* [TASK DESCRIPTION]: Copy out all of the material exactly.

* [DATASET EXCERPT]:

○ ○ ○

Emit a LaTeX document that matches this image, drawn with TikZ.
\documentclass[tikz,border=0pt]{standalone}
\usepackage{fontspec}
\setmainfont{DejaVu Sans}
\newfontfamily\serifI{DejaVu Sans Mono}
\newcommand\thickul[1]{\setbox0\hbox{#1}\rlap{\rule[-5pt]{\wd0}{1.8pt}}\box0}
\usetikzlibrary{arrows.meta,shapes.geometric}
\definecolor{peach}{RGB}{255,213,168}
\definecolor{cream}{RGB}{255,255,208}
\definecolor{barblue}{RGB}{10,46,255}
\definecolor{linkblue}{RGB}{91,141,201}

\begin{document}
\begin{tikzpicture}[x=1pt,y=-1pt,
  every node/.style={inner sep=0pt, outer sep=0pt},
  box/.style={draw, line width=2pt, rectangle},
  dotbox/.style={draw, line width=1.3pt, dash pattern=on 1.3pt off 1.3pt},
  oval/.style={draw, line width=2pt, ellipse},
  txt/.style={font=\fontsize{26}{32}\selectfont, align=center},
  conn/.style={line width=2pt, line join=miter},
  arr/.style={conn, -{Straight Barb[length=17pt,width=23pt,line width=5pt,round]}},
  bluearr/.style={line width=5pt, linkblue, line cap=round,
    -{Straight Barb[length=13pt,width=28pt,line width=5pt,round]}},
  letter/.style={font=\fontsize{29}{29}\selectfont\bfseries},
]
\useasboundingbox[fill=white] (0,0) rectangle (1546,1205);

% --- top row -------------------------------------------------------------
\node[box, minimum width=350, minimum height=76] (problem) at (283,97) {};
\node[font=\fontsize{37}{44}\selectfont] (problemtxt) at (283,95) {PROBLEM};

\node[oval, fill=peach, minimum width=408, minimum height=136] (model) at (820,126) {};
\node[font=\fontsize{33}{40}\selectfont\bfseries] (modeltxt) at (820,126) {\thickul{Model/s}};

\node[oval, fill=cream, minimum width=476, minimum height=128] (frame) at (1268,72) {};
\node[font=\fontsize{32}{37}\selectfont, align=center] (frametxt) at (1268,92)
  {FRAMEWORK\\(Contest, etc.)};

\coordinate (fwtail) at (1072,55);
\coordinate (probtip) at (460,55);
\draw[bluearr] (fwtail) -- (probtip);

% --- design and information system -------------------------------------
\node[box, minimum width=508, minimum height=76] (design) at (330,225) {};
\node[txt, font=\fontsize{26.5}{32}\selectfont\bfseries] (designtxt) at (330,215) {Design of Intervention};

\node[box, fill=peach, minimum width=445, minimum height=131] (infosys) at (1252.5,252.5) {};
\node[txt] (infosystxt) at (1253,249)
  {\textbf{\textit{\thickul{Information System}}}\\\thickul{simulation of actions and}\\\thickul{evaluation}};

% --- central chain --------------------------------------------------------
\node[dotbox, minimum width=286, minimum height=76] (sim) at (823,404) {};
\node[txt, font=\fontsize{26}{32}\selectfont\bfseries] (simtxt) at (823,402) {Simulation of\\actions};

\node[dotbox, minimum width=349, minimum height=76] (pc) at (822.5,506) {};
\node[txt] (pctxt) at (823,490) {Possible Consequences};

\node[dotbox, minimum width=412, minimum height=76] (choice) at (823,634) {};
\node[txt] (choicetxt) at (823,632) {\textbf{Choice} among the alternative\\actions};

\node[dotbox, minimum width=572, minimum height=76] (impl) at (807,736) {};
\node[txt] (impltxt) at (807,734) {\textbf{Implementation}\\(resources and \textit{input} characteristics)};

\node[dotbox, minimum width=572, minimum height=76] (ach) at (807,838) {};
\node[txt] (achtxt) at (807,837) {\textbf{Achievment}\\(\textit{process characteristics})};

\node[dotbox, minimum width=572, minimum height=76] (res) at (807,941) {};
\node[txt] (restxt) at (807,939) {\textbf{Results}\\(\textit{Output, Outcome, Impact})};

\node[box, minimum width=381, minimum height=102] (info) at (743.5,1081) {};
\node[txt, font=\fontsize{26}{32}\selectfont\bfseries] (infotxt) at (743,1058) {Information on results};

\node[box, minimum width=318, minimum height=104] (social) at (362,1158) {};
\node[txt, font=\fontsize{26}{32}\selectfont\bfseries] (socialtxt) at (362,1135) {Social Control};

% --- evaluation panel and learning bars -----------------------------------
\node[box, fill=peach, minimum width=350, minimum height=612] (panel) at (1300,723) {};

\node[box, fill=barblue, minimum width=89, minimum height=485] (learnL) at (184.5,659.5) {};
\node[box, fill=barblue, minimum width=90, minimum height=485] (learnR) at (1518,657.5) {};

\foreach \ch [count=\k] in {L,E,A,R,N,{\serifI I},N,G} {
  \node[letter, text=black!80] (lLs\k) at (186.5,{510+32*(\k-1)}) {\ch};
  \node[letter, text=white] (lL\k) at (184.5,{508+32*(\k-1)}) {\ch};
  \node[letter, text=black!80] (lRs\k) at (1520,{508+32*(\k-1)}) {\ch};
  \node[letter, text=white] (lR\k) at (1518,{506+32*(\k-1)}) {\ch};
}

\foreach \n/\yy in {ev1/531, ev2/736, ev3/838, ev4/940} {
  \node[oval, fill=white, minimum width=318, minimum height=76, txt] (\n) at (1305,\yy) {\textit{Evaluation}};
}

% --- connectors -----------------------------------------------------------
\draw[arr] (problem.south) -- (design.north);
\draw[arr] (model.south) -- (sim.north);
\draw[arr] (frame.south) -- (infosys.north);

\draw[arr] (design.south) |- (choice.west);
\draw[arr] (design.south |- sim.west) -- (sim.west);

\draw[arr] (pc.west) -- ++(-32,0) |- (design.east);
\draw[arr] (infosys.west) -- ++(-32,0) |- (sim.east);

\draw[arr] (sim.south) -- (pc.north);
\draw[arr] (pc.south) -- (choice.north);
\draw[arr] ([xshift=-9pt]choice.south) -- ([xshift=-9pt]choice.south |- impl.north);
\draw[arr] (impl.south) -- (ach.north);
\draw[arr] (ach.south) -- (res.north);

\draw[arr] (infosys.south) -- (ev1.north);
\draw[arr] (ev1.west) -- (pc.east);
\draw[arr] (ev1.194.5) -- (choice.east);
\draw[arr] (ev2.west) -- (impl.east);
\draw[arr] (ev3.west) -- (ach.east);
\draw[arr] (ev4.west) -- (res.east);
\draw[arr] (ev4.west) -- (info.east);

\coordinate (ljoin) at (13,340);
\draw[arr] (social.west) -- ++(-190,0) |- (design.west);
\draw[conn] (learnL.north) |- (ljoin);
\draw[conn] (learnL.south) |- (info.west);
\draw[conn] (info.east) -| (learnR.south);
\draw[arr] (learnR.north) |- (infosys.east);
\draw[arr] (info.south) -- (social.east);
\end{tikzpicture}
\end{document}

○ ○ ○

* [EXERCISE RESULT]:
Emit a LaTeX document that matches this image, drawn with TikZ.
\documentclass[tikz,border=0pt]{standalone}
\usepackage{fontspec}
\setmainfont{DejaVu Sans}
\newfontfamily\serifI{DejaVu Sans Mono}
\newcommand\thickul[1]{\setbox0\hbox{#1}\rlap{\rule[-5pt]{\wd0}{1.8pt}}\box0}
\usetikzlibrary{arrows.meta,shapes.geometric}
\definecolor{peach}{RGB}{255,213,168}
\definecolor{cream}{RGB}{255,255,208}
\definecolor{barblue}{RGB}{10,46,255}
\definecolor{linkblue}{RGB}{91,141,201}

\begin{document}
\begin{tikzpicture}[x=1pt,y=-1pt,
  every node/.style={inner sep=0pt, outer sep=0pt},
  box/.style={draw, line width=2pt, rectangle},
  dotbox/.style={draw, line width=1.3pt, dash pattern=on 1.3pt off 1.3pt},
  oval/.style={draw, line width=2pt, ellipse},
  txt/.style={font=\fontsize{26}{32}\selectfont, align=center},
  conn/.style={line width=2pt, line join=miter},
  arr/.style={conn, -{Straight Barb[length=17pt,width=23pt,line width=5pt,round]}},
  bluearr/.style={line width=5pt, linkblue, line cap=round,
    -{Straight Barb[length=13pt,width=28pt,line width=5pt,round]}},
  letter/.style={font=\fontsize{29}{29}\selectfont\bfseries},
]
\useasboundingbox[fill=white] (0,0) rectangle (1546,1205);

% --- top row -------------------------------------------------------------
\node[box, minimum width=350, minimum height=76] (problem) at (283,97) {};
\node[font=\fontsize{37}{44}\selectfont] (problemtxt) at (283,95) {PROBLEM};

\node[oval, fill=peach, minimum width=408, minimum height=136] (model) at (820,126) {};
\node[font=\fontsize{33}{40}\selectfont\bfseries] (modeltxt) at (820,126) {\thickul{Model/s}};

\node[oval, fill=cream, minimum width=476, minimum height=128] (frame) at (1268,72) {};
\node[font=\fontsize{32}{37}\selectfont, align=center] (frametxt) at (1268,92)
  {FRAMEWORK\\(Contest, etc.)};

\coordinate (fwtail) at (1072,55);
\coordinate (probtip) at (460,55);
\draw[bluearr] (fwtail) -- (probtip);

% --- design and information system -------------------------------------
\node[box, minimum width=508, minimum height=76] (design) at (330,225) {};
\node[txt, font=\fontsize{26.5}{32}\selectfont\bfseries] (designtxt) at (330,215) {Design of Intervention};

\node[box, fill=peach, minimum width=445, minimum height=131] (infosys) at (1252.5,252.5) {};
\node[txt] (infosystxt) at (1253,249)
  {\textbf{\textit{\thickul{Information System}}}\\\thickul{simulation of actions and}\\\thickul{evaluation}};

% --- central chain --------------------------------------------------------
\node[dotbox, minimum width=286, minimum height=76] (sim) at (823,404) {};
\node[txt, font=\fontsize{26}{32}\selectfont\bfseries] (simtxt) at (823,402) {Simulation of\\actions};

\node[dotbox, minimum width=349, minimum height=76] (pc) at (822.5,506) {};
\node[txt] (pctxt) at (823,490) {Possible Consequences};

\node[dotbox, minimum width=412, minimum height=76] (choice) at (823,634) {};
\node[txt] (choicetxt) at (823,632) {\textbf{Choice} among the alternative\\actions};

\node[dotbox, minimum width=572, minimum height=76] (impl) at (807,736) {};
\node[txt] (impltxt) at (807,734) {\textbf{Implementation}\\(resources and \textit{input} characteristics)};

\node[dotbox, minimum width=572, minimum height=76] (ach) at (807,838) {};
\node[txt] (achtxt) at (807,837) {\textbf{Achievment}\\(\textit{process characteristics})};

\node[dotbox, minimum width=572, minimum height=76] (res) at (807,941) {};
\node[txt] (restxt) at (807,939) {\textbf{Results}\\(\textit{Output, Outcome, Impact})};

\node[box, minimum width=381, minimum height=102] (info) at (743.5,1081) {};
\node[txt, font=\fontsize{26}{32}\selectfont\bfseries] (infotxt) at (743,1058) {Information on results};

\node[box, minimum width=318, minimum height=104] (social) at (362,1158) {};
\node[txt, font=\fontsize{26}{32}\selectfont\bfseries] (socialtxt) at (362,1135) {Social Control};

% --- evaluation panel and learning bars -----------------------------------
\node[box, fill=peach, minimum width=350, minimum height=612] (panel) at (1300,723) {};

\node[box, fill=barblue, minimum width=89, minimum height=485] (learnL) at (184.5,659.5) {};
\node[box, fill=barblue, minimum width=90, minimum height=485] (learnR) at (1518,657.5) {};

\foreach \ch [count=\k] in {L,E,A,R,N,{\serifI I},N,G} {
  \node[letter, text=black!80] (lLs\k) at (186.5,{510+32*(\k-1)}) {\ch};
  \node[letter, text=white] (lL\k) at (184.5,{508+32*(\k-1)}) {\ch};
  \node[letter, text=black!80] (lRs\k) at (1520,{508+32*(\k-1)}) {\ch};
  \node[letter, text=white] (lR\k) at (1518,{506+32*(\k-1)}) {\ch};
}

\foreach \n/\yy in {ev1/531, ev2/736, ev3/838, ev4/940} {
  \node[oval, fill=white, minimum width=318, minimum height=76, txt] (\n) at (1305,\yy) {\textit{Evaluation}};
}

% --- connectors -----------------------------------------------------------
\draw[arr] (problem.south) -- (design.north);
\draw[arr] (model.south) -- (sim.north);
\draw[arr] (frame.south) -- (infosys.north);

\draw[arr] (design.south) |- (choice.west);
\draw[arr] (design.south |- sim.west) -- (sim.west);

\draw[arr] (pc.west) -- ++(-32,0) |- (design.east);
\draw[arr] (infosys.west) -- ++(-32,0) |- (sim.east);

\draw[arr] (sim.south) -- (pc.north);
\draw[arr] (pc.south) -- (choice.north);
\draw[arr] ([xshift=-9pt]choice.south) -- ([xshift=-9pt]choice.south |- impl.north);
\draw[arr] (impl.south) -- (ach.north);
\draw[arr] (ach.south) -- (res.north);

\draw[arr] (infosys.south) -- (ev1.north);
\draw[arr] (ev1.west) -- (pc.east);
\draw[arr] (ev1.194.5) -- (choice.east);
\draw[arr] (ev2.west) -- (impl.east);
\draw[arr] (ev3.west) -- (ach.east);
\draw[arr] (ev4.west) -- (res.east);
\draw[arr] (ev4.west) -- (info.east);

\coordinate (ljoin) at (13,340);
\draw[arr] (social.west) -- ++(-190,0) |- (design.west);
\draw[conn] (learnL.north) |- (ljoin);
\draw[conn] (learnL.south) |- (info.west);
\draw[conn] (info.east) -| (learnR.south);
\draw[arr] (learnR.north) |- (infosys.east);
\draw[arr] (info.south) -- (social.east);
\end{tikzpicture}
\end{document}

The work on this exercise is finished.